Laura Miller, writing in The Guardian, examines the uneasy relationship between literary fiction and the internet. Citing a spate of recent works incorporating the emergence of our digital lives, Miller suggests that "the situation has begun, tentatively, to change."
Her readings of Chronic City, Super Sad True Love Story, A Visit from the Goon Squad, Freedom and other novels from the past few years is more of catalog of examples than it is analysis, but the essential question she asks at the outset is an interesting one: is it the province of literary fiction to show us our lives as they are now?
The problem, as Miller sees it, is this:
the American novelist is buffeted by two increasingly contradictory imperatives. The first comes as the directive to depict "The Way We Live Now" – a phrase whose origins in the title of a Trollope novel have been almost entirely obscured by countless deployments in reviews and publisher's blurbs….Which brings us to the other designated special province of the literary novelist: museum-quality depth. The further literature is driven to the outskirts of the culture, the more it is cherished as a sanctuary from everything coarse, shallow and meretricious in that culture.

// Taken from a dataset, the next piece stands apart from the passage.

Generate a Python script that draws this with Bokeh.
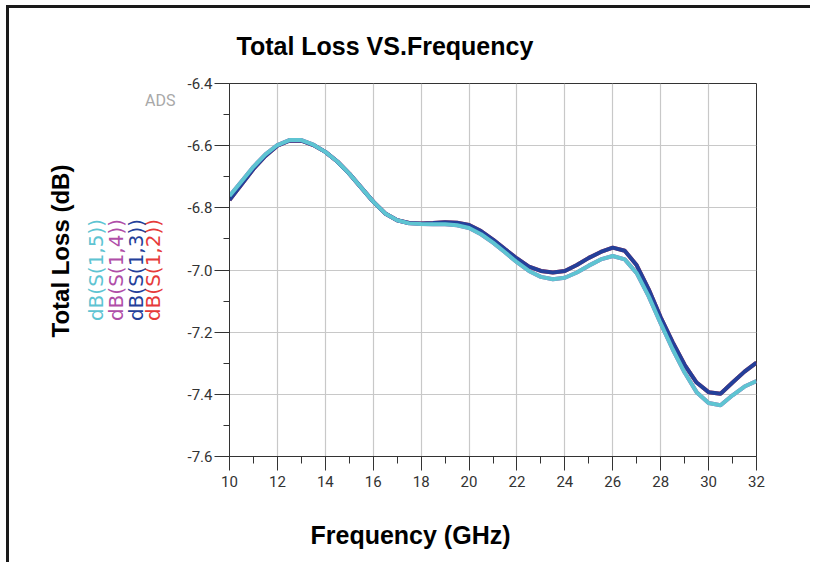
from bokeh.plotting import figure
from bokeh.models import (Range1d, FixedTicker, NumeralTickFormatter, LinearAxis, Title,
                          CustomJSTickFormatter)
from bokeh.embed import file_html
from bokeh.resources import INLINE

freq = [10.0, 10.5, 11.0, 11.5, 12.0, 12.5, 13.0, 13.5, 14.0, 14.5, 15.0, 15.5,
        16.0, 16.5, 17.0, 17.5, 18.0, 18.5, 19.0, 19.5, 20.0, 20.5, 21.0, 21.5,
        22.0, 22.5, 23.0, 23.5, 24.0, 24.5, 25.0, 25.5, 26.0, 26.5, 27.0, 27.5,
        28.0, 28.5, 29.0, 29.5, 30.0, 30.5, 31.0, 31.5, 32.0]

s15 = [-6.762, -6.715, -6.668, -6.628, -6.598, -6.582, -6.582, -6.597, -6.620, -6.651,
       -6.690, -6.735, -6.780, -6.818, -6.840, -6.850, -6.852, -6.853, -6.853, -6.856,
       -6.865, -6.885, -6.912, -6.943, -6.975, -7.003, -7.022, -7.030, -7.025, -7.008,
       -6.986, -6.966, -6.955, -6.966, -7.010, -7.085, -7.172, -7.255, -7.330, -7.393,
       -7.428, -7.435, -7.403, -7.375, -7.357]
s14 = list(s15)
s13 = [-6.775, -6.725, -6.675, -6.633, -6.600, -6.584, -6.584, -6.598, -6.620, -6.651,
       -6.690, -6.735, -6.780, -6.818, -6.840, -6.849, -6.850, -6.849, -6.846, -6.848,
       -6.855, -6.875, -6.902, -6.933, -6.963, -6.989, -7.003, -7.008, -7.003, -6.984,
       -6.961, -6.942, -6.928, -6.938, -6.985, -7.062, -7.152, -7.232, -7.305, -7.362,
       -7.393, -7.398, -7.362, -7.327, -7.298]
s12 = list(s13)

x_ticks = [10, 12, 14, 16, 18, 20, 22, 24, 26, 28, 30, 32]
x_minor = [11, 13, 15, 17, 19, 21, 23, 25, 27, 29, 31]
y_ticks = [-7.6, -7.4, -7.2, -7.0, -6.8, -6.6, -6.4]
y_minor = [-7.5, -7.3, -7.1, -6.9, -6.7, -6.5]

series_names = ["dB(S(1,5))", "dB(S(1,4))", "dB(S(1,3))", "dB(S(1,2))"]
series_colors = ["#5ec4d2", "#b04ea8", "#24409a", "#e63a3a"]

title_text = "Total Loss VS.Frequency"
xlabel_text = "Frequency (GHz)"
ylabel_text = "Total Loss (dB)"
watermark_text = "ADS"
watermark_pos = [-6.455]

W, H = 804, 557
p = figure(width=W, height=H, output_backend="svg", toolbar_location=None,
           x_range=Range1d(10, 32), y_range=Range1d(-7.6, -6.4),
           min_border_left=220, min_border_right=57, min_border_top=75, min_border_bottom=109)
p.styles = {"border-top": "3px solid #1a1a1a", "border-left": "3px solid #1a1a1a",
            "margin-left": "6px", "margin-top": "5px"}

p.background_fill_color = "white"
p.border_fill_color = "white"
p.outline_line_color = "#333333"
p.outline_line_width = 1

tick_font = "Roboto"
for ax in (p.xaxis[0], p.yaxis[0]):
    ax.axis_line_color = "#333333"
    ax.major_tick_line_color = "#333333"
    ax.minor_tick_line_color = "#333333"
    ax.major_label_text_font = tick_font
    ax.major_label_text_font_size = "15px"
    ax.major_label_text_color = "#333333"
    ax.minor_tick_in = 0
    ax.major_tick_in = 0

p.xaxis.ticker = FixedTicker(ticks=x_ticks, minor_ticks=x_minor)
p.yaxis.ticker = FixedTicker(ticks=y_ticks, minor_ticks=y_minor)
p.yaxis.formatter = NumeralTickFormatter(format="0.0")
p.xaxis.major_tick_out = 14
p.xaxis.minor_tick_out = 7
p.yaxis.major_tick_out = 15
p.yaxis.minor_tick_out = 6
p.xaxis.major_label_standoff = 5
p.yaxis.major_label_standoff = 2

p.grid.grid_line_color = "#c8c8c8"
p.grid.grid_line_width = 1.2

# hidden series first, visible on top
p.line(freq, s12, line_color=series_colors[3], line_width=4)
p.line(freq, s14, line_color=series_colors[1], line_width=4)
p.line(freq, s13, line_color=series_colors[2], line_width=4)
p.line(freq, s15, line_color=series_colors[0], line_width=4)


def bare_axis(ticks, label, color, label_standoff):
    ax = LinearAxis(ticker=FixedTicker(ticks=ticks, minor_ticks=[]),
                    axis_line_color=None, major_tick_line_color=None,
                    minor_tick_line_color=None, major_tick_out=0, minor_tick_out=0,
                    major_tick_in=0, minor_tick_in=0)
    ax.axis_label = label
    ax.axis_label_text_color = color
    ax.axis_label_text_font = "DejaVu Sans"
    ax.axis_label_text_font_size = "20px"
    ax.axis_label_text_font_style = "normal"
    ax.axis_label_standoff = label_standoff
    return ax


# series labels, nearest the axis first: (1,2), (1,3), (1,4), (1,5)
a1 = bare_axis(watermark_pos, series_names[3], series_colors[3], -23)
a1.formatter = CustomJSTickFormatter(code="return '%s';" % watermark_text)
a1.major_label_text_font = tick_font
a1.major_label_text_font_size = "16px"
a1.major_label_text_color = "#a8a8a8"
a1.major_label_standoff = 9
p.add_layout(a1, "left")

a2 = bare_axis([], series_names[2], series_colors[2], -9)
a2.major_label_standoff = 0
p.add_layout(a2, "left")
a3 = bare_axis([], series_names[1], series_colors[1], -7)
a3.major_label_standoff = 0
p.add_layout(a3, "left")
a4 = bare_axis([], series_names[0], series_colors[0], -7)
a4.major_label_standoff = 0
p.add_layout(a4, "left")

p.add_layout(Title(text=ylabel_text, text_font="Liberation Sans", text_font_style="bold",
                   text_font_size="24px", text_color="black", align="left", offset=119,
                   vertical_align="middle", standoff=11), "left")

# main title
p.title.text = title_text
p.title.text_font = "Liberation Sans"
p.title.text_font_style = "bold"
p.title.text_font_size = "25px"
p.title.text_color = "black"
p.title.align = "left"
p.title.offset = 7
p.title.vertical_align = "top"
p.title.standoff = 44

# spacer below the x axis (one invisible tick), then the x label
spacer = LinearAxis(ticker=FixedTicker(ticks=[21], minor_ticks=[]), axis_line_color=None,
                    major_tick_line_color=None, minor_tick_line_color=None,
                    major_tick_out=22, minor_tick_out=0, major_tick_in=0, minor_tick_in=0,
                    major_label_standoff=0, major_label_text_font_size="0px",
                    formatter=CustomJSTickFormatter(code="return '';"))
p.add_layout(spacer, "below")
p.add_layout(Title(text=xlabel_text, text_font="Liberation Sans", text_font_style="bold",
                   text_font_size="25px", text_color="black", align="left", offset=81,
                   vertical_align="top", standoff=18), "below")

open("out.html", "w").write(file_html(p, INLINE))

In her estimation, the balancing of the “contemporary life” imperative is “incompatible” with “depth”: tweets, likes, views, LOLcats and the like being too insubstantial to sustain the gaze of a serious writer:
Literature is where you retreat when you're sick of celebrity divorces, political mudslinging, office intrigues, trials of the century, new Apple products, internet flame wars, sexting and X Factor contestants – in short, everything that everybody else spends most of their time thinking and talking about.

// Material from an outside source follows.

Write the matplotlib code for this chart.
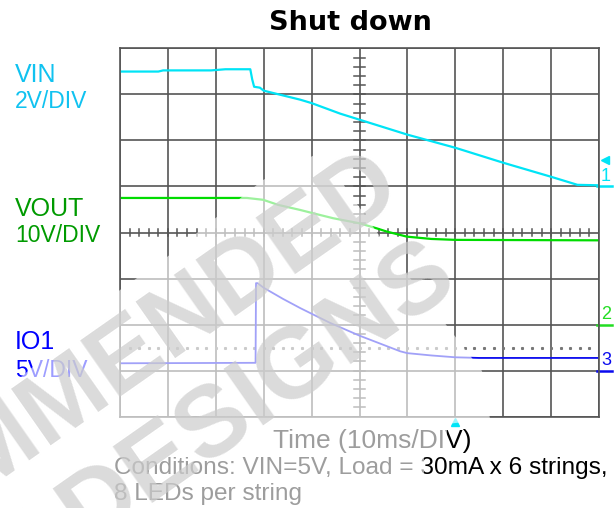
import matplotlib
matplotlib.use("Agg")
import matplotlib.pyplot as plt
from matplotlib.patches import Polygon
import numpy as np

# scope traces, time in ms (10 ms/div), values in volts
vin_t = [0, 8, 9, 19, 22, 27.2, 27.6, 28.0, 29.2, 30.0, 37.6, 40.0, 46.0, 50.0, 60.0, 70.0, 80.0, 90.0, 95.5, 100]
vin_v = [4.99, 4.99, 5.04, 5.04, 5.09, 5.09, 4.65, 4.33, 4.29, 4.16, 3.77, 3.62, 3.16, 2.90, 2.25, 1.68, 1.03, 0.42, 0.07, 0.05]

vout_t = [0, 26.5, 29.9, 33, 37.6, 41, 44.5, 50.0, 53.6, 55.7, 59.9, 65, 70, 100]
vout_v = [27.5, 27.5, 27.1, 26.0, 24.9, 24.0, 23.1, 22.0, 20.9, 20.2, 19.1, 18.6, 18.4, 18.3]

io1_t = [0, 28.3, 28.4, 28.7, 30, 34, 37.6, 43.8, 50, 55, 58.5, 60, 65, 70, 75, 100]
io1_v = [0.8, 0.85, 9.5, 9.5, 9.0, 7.8, 6.8, 5.2, 3.8, 2.8, 2.1, 1.9, 1.65, 1.45, 1.38, 1.38]

# channel: (volts per div, ground position in divs from bottom)
vin_scale, vin_gnd = 2, 5
vout_scale, vout_gnd = 10, 2
io1_scale, io1_gnd = 5, 1

trig_level = 5.57   # div
trig_time = 70      # ms

CYAN = "#00e4f6"
CYAN_TXT = "#10c2f0"
GREEN = "#00dc00"
GREEN_TXT = "#009a00"
BLUE = "#0a0aee"
GRID = "#555555"

W, H = 616, 508


def px(x, y):
    return x / W, 1 - y / H


fig = plt.figure(figsize=(W / 100, H / 100), dpi=100)
ax = fig.add_axes([120 / W, 1 - 416.7 / H, 479 / W, 368.4 / H])
ax.set_xlim(0, 100)
ax.set_ylim(0, 8)
ax.set_xticks(np.arange(0, 101, 10))
ax.set_yticks(np.arange(0, 9, 1))
ax.tick_params(length=0, labelbottom=False, labelleft=False)
ax.grid(True, color=GRID, lw=1.2)
for s in ax.spines.values():
    s.set_color(GRID)
    s.set_linewidth(1.2)

# center cross minor ticks
for x in np.arange(0, 100.1, 2):
    ax.plot([x, x], [4 - 0.08, 4 + 0.08], color=GRID, lw=1.1)
for y in np.arange(0, 8.01, 0.2):
    ax.plot([50 - 1.1, 50 + 1.1], [y, y], color=GRID, lw=1.1)

# dotted cursor line
dots = np.arange(2, 100, 2)
ax.plot(dots, np.full(len(dots), 1.5), ls="none", marker="s", ms=1.2, color="#777777")

# traces
ax.plot(vin_t, vin_gnd + np.array(vin_v) / vin_scale, color=CYAN, lw=1.6)
ax.plot(vout_t, vout_gnd + np.array(vout_v) / vout_scale, color=GREEN, lw=1.6)
ax.plot(io1_t, io1_gnd + np.array(io1_v) / io1_scale, color=BLUE, lw=1.3)

# ground markers on the right
for lab, gnd, col in [("1", vin_gnd, CYAN), ("2", vout_gnd, "#22dd22"), ("3", io1_gnd, BLUE)]:
    ax.text(100.4, gnd + 0.04, lab, color=col, fontsize=13, family="Liberation Sans",
            ha="left", va="bottom", clip_on=False)
    ax.plot([99.5, 102.8], [gnd, gnd], color=col, lw=1.8, clip_on=False)
ax.plot([101.2], [trig_level], marker="<", ms=6, color=CYAN, clip_on=False)
ax.plot([trig_time], [-0.11], marker="^", ms=6, color=CYAN, clip_on=False)

# labels
fig.text(*px(350, 30), "Shut down", fontsize=19.5, weight="bold", family="DejaVu Sans",
         ha="center", va="baseline")
lab_kw = dict(family="Liberation Sans", ha="left", va="baseline")
fig.text(*px(15, 82), "VIN", fontsize=18, color=CYAN_TXT, **lab_kw)
fig.text(*px(15, 108), "2V/DIV", fontsize=16.5, color=CYAN_TXT, **lab_kw)
fig.text(*px(15, 216), "VOUT", fontsize=18, color=GREEN_TXT, **lab_kw)
fig.text(*px(15, 242), "10V/DIV", fontsize=16.5, color=GREEN_TXT, **lab_kw)
fig.text(*px(15, 349), "IO1", fontsize=18, color="#0000ff", **lab_kw)
fig.text(*px(15, 377), "5V/DIV", fontsize=16.5, color="#0000ff", **lab_kw)

fig.text(*px(273, 448), "Time (10ms/DIV)", fontsize=19, **lab_kw)
fig.text(*px(114, 474), "Conditions: VIN=5V, Load = 30mA x 6 strings,", fontsize=17.6, **lab_kw)
fig.text(*px(114, 500), "8 LEDs per string", fontsize=17.6, **lab_kw)

# watermark: whitened band + rotated text
band = [(0, 395), (35, 365), (120, 290), (167, 257), (263, 180), (325, 150), (345, 187),
        (400, 265), (447, 326), (482, 371), (490, 419), (447, 424), (447, 453), (424, 456),
        (424, 508), (0, 508)]
fig.add_artist(Polygon([px(x, y) for x, y in band], closed=True, transform=fig.transFigure,
                       facecolor="white", edgecolor="none", alpha=0.62, zorder=10))
wm_kw = dict(family="Liberation Sans", weight="bold", fontsize=73, rotation=35,
             rotation_mode="anchor", ha="right", va="baseline", color=(0.8, 0.8, 0.8),
             alpha=0.7, zorder=11)
fig.text(*px(406, 197), "NOT RECOMMENDED", **wm_kw)
fig.text(*px(461, 287), "FOR NEW DESIGNS", **wm_kw)

fig.savefig("out.png", dpi=100)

The main logical error, here, is the assumption that the Internet has ushered in a new era of frivolity. It seems to me equally likely that the Internet has not created this fascination with the frivolous but merely spectacularly exposed it. That we make manifold snap, public judgments now does not mean that we didn't used to make snap private ones. That we are served a buffet of voyeuristic dishes now does not mean we didn't have the appetite before. Of course, this frivolity may turn out not to be worth expending literary energy on, this will be for the writers themselves to decide, but that there isn’t yet a robust corpus of work about it doesn’t mean there cannot be one.

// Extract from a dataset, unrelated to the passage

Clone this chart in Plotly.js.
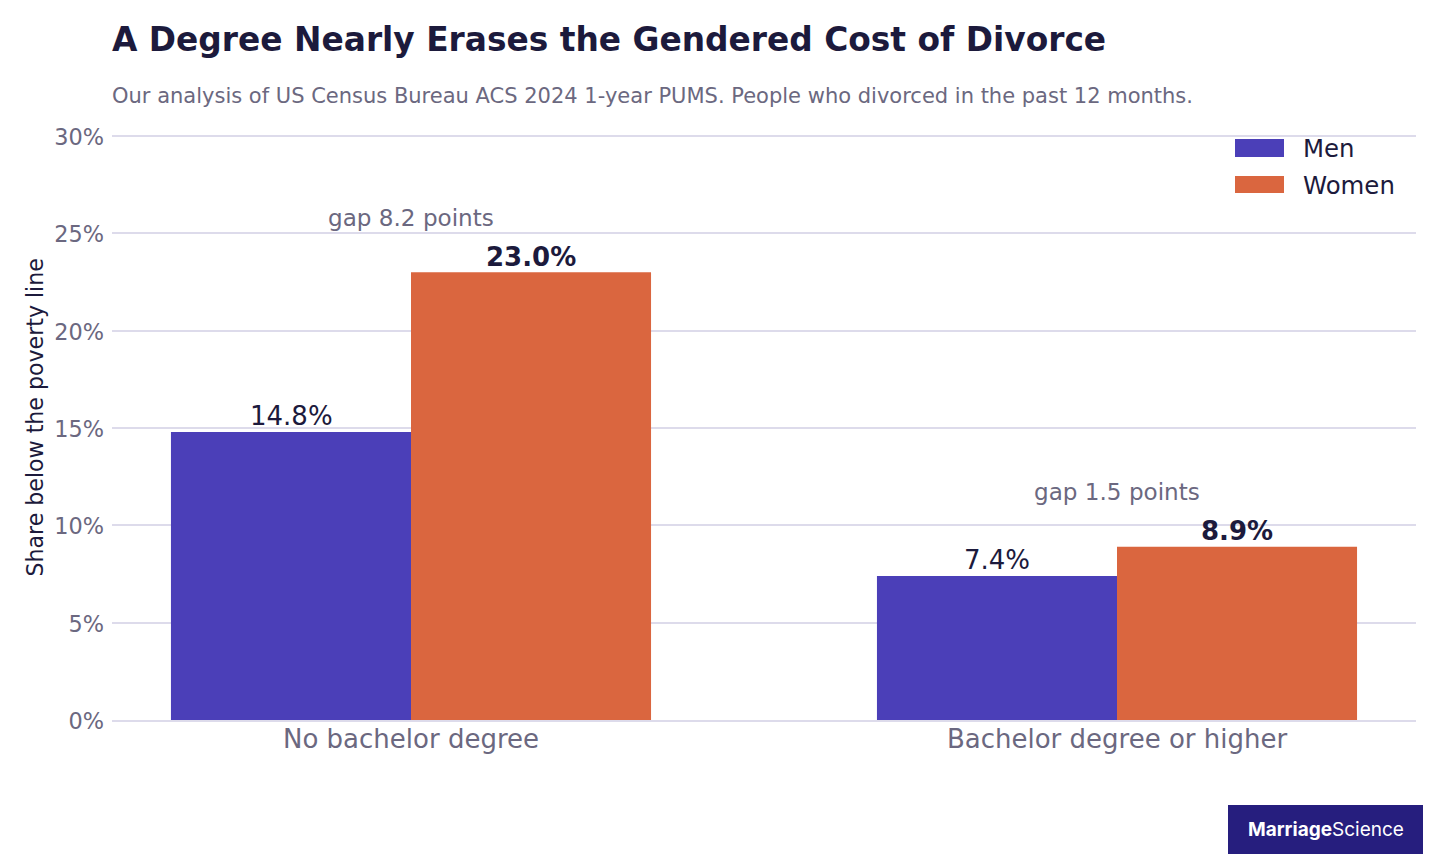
<!DOCTYPE html>
<html><head><meta charset="utf-8">
<script src="https://cdn.plot.ly/plotly-3.0.1.min.js"></script>
<style>html,body{margin:0;padding:0;background:#fff}#c{width:1440px;height:864px}</style>
</head><body><div id="c"></div>
<script>
const categories = ["No bachelor degree", "Bachelor degree or higher"];
const menValues = [14.8, 7.4];
const womenValues = [23.0, 8.9];
const menLabels = ["14.8%", "7.4%"];
const womenLabels = ["<b>23.0%</b>", "<b>8.9%</b>"];
const gapLabels = ["gap 8.2 points", "gap 1.5 points"];
const gapHeights = [25.8, 11.7];
const yTicks = [0, 5, 10, 15, 20, 25, 30];
const yTickLabels = ["0%", "5%", "10%", "15%", "20%", "25%", "30%"];

const FONT = "DejaVu Sans, sans-serif";
const INK = "#1c1a3c", MUTED = "#6b6880", GRID = "#dddbeb";
const MEN = "#4b3fb8", WOMEN = "#da663f";
const L=112, W=1304, T=132, H=588;
const px = v => (v-L)/W, py = v => (T+H-v)/H;

const traces = [
  {type:"bar", name:"Men", x:categories, y:menValues, marker:{color:MEN}, hoverinfo:"skip"},
  {type:"bar", name:"Women", x:categories, y:womenValues, marker:{color:WOMEN}, hoverinfo:"skip"}
];
const annotations = categories.map((c,i)=>({x:c,y:gapHeights[i],xref:"x",yref:"y",text:gapLabels[i],showarrow:false,
  font:{family:FONT,size:23.1,color:MUTED},xanchor:"center",yanchor:"middle",xshift:-0.5}));
categories.forEach((c,i)=>{
  const label=(y,text,xshift)=>({x:c,y,xref:"x",yref:"y",text,showarrow:false,xshift,yshift:15.5,
    font:{family:FONT,size:26,color:INK},xanchor:"center",yanchor:"middle"});
  annotations.push(label(menValues[i],menLabels[i],-120),label(womenValues[i],womenLabels[i],120));
});
const note = (x,y,text,size,color,extra) => Object.assign({xref:"paper",yref:"paper",x:px(x),y:py(y),xanchor:"left",yanchor:"middle",
  showarrow:false,text,font:{family:FONT,size,color},borderpad:0},extra||{});
annotations.push(
 note(111,40,"<b>A Degree Nearly Erases the Gendered Cost of Divorce</b>",32.85,INK),
 note(111,96,"Our analysis of US Census Bureau ACS 2024 1-year PUMS. People who divorced in the past 12 months.",21,MUTED),
 note(34,417.5,"Share below the poverty line",22.1,INK,{xanchor:"center",textangle:-90}),
 note(1302,148,"Men",24.4,INK),
 note(1302,185,"Women",24.4,INK),
 note(1325.5,829,"<b>Marriage</b>Science",19,"#ffffff",{xanchor:"center"})
);
annotations[annotations.length-1].font.family="Inter, sans-serif";
const rect = (x0,x1,y0,y1,color) => ({type:"rect",xref:"paper",yref:"paper",x0:px(x0),x1:px(x1),y0:py(y1),y1:py(y0),
  fillcolor:color,line:{width:0},layer:"above"});
const layout = {
  width:1440,height:864,margin:{l:L,r:24,t:T,b:144,pad:0},autosize:false,
  paper_bgcolor:"#fff",plot_bgcolor:"#fff",showlegend:false,
  barmode:"group",bargap:0.32,bargroupgap:0,
  font:{family:FONT},
  xaxis:{type:"category",range:[-0.4235,1.4235],tickfont:{family:FONT,size:26,color:MUTED},showgrid:false,
    showline:true,linecolor:GRID,linewidth:2,ticks:"",zeroline:false,ticklabelstandoff:-5},
  yaxis:{range:[0,30.205],tickvals:yTicks,ticktext:yTickLabels,tickfont:{family:FONT,size:22.4,color:MUTED},
    gridcolor:GRID,gridwidth:2,zeroline:false,ticks:"",ticklabelstandoff:7,ticklabelshift:1},
  annotations,
  shapes:[rect(1228,1423,805,854,"#261e7e"),rect(1235,1284,139,157,MEN),rect(1235,1284,176,193,WOMEN)]
};
Plotly.newPlot("c",traces,layout,{displayModeBar:false,staticPlot:true});
</script></body></html>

Some historical perspective might be illuminative, if only to show that literary treatments of “frivolity” do have the ability to become, paradoxically, Timeless. In Mrs. Dalloway, Woolf plumbed the artifice and hand-wringing of a woman about the party she was throwing. Wharton’s most celebrated works portrayed the comings and goings of polite society. I suspect that our digital age is but the most recent, and perhaps most radically altered, manifestation of social manners. That reply cards and the complex social signification of flowers have been replaced by Facebook friends and Twitter followers doesn’t mean that the undergirding desire to be seen, heard, and taken seriously is all that different.
As is the case in human life, the surfaces of our existence are not surfaces only, but entry points into the lower depths of our condition. Miller herself seems to have committed a digital-age error by noticing the absence of something and positing its impossibility, of mistaking the slowness of consideration for vexed consternation. As much as we have a hard time waiting for it these days, time will tell.